Partons d’un apparent paradoxe. Depuis le grand massacre de Juifs commis à la frontière israélienne par les terroristes du Hamas le 7 octobre 2023, suivi par la légitime riposte militaire d’Israël à Gaza, on a assisté en France, comme dans d’autres pays, à une forte augmentation du nombre des actes antijuifs (insultes, menaces, agressions).
Ces actes sont passés, en France – où l’on trouve la plus importante communauté juive d’Europe –, de 436 en 2022 à 1676 en 2023. Alors qu’ils tournaient autour d’une quarantaine les mois précédents, ils sont élevés à 563 en octobre, 504 en novembre et 175 en décembre 2023. Au premier trimestre 2024, on en a recensé 366, ce qui indique une hausse de 300% par rapport aux trois premiers mois de 2023. Cette « flambée » ou cette « explosion » du nombre d’actes antijuifs s’est accompagnée d’une intense propagande « antisioniste » et pro-Hamas due principalement aux milieux islamistes et islamo-gauchistes.

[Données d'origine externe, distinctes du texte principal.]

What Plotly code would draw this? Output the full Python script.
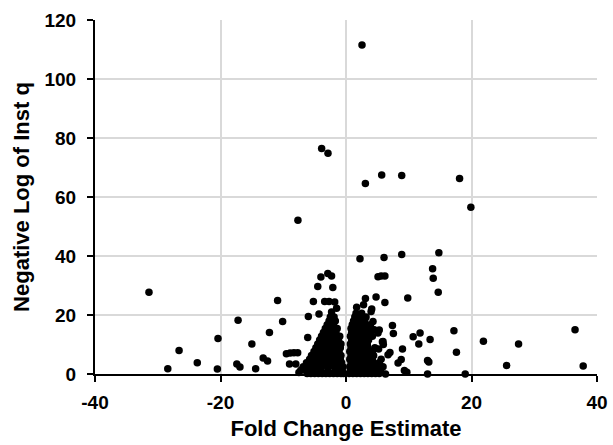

Le phénomène a permis de révéler l’hostilité antijuive, principalement sous couvert d’ »antisionisme », présente dans les divers courants de l’extrême gauche, qu’ils prennent la figure d’associations (indigénistes, décoloniales, etc.), de groupuscules (NPA) ou de partis politiques (LFI au premier rang).
La question de l’antisémitisme, et plus particulièrement celle de l’antisémitisme de gauche, en surgissant brutalement dans le champ des débats politiques, est revenue à l’ordre du jour. D’où une double sidération : d’abord, de constater que la haine des Juifs était loin d’être une « chose du passé », ensuite et surtout, que cette haine idéologisée provenait principalement d’individus ou de milieux situés à l’extrême gauche, visant les Juifs-sionistes comme dominateurs et exploiteurs, racistes et colonialistes, voire « génocideurs » ou « massacreurs d’enfants ». La judéophobie de gauche avait été oubliée. Elle s’est rappelée à nous depuis le méga-pogrom jihadiste du 7 octobre 2023. Voilà qui nous oblige à nous réveiller, à nous replonger dans l’histoire de la haine des Juifs du début du XIXe siècle à nos jours, marquée par la formation, le développement et la diffusion d’une idéologie antijuive révolutionnaire et/ou socialiste, et, en conséquence, à rejeter le lieu commun « antiraciste » selon lequel l’antisémitisme serait le propre des droites extrêmes, de « l’extrême droite » ou des milieux « réactionnaires », premier article du catéchisme de la gauche qui se veut et se proclame « antiraciste » et « antifasciste ».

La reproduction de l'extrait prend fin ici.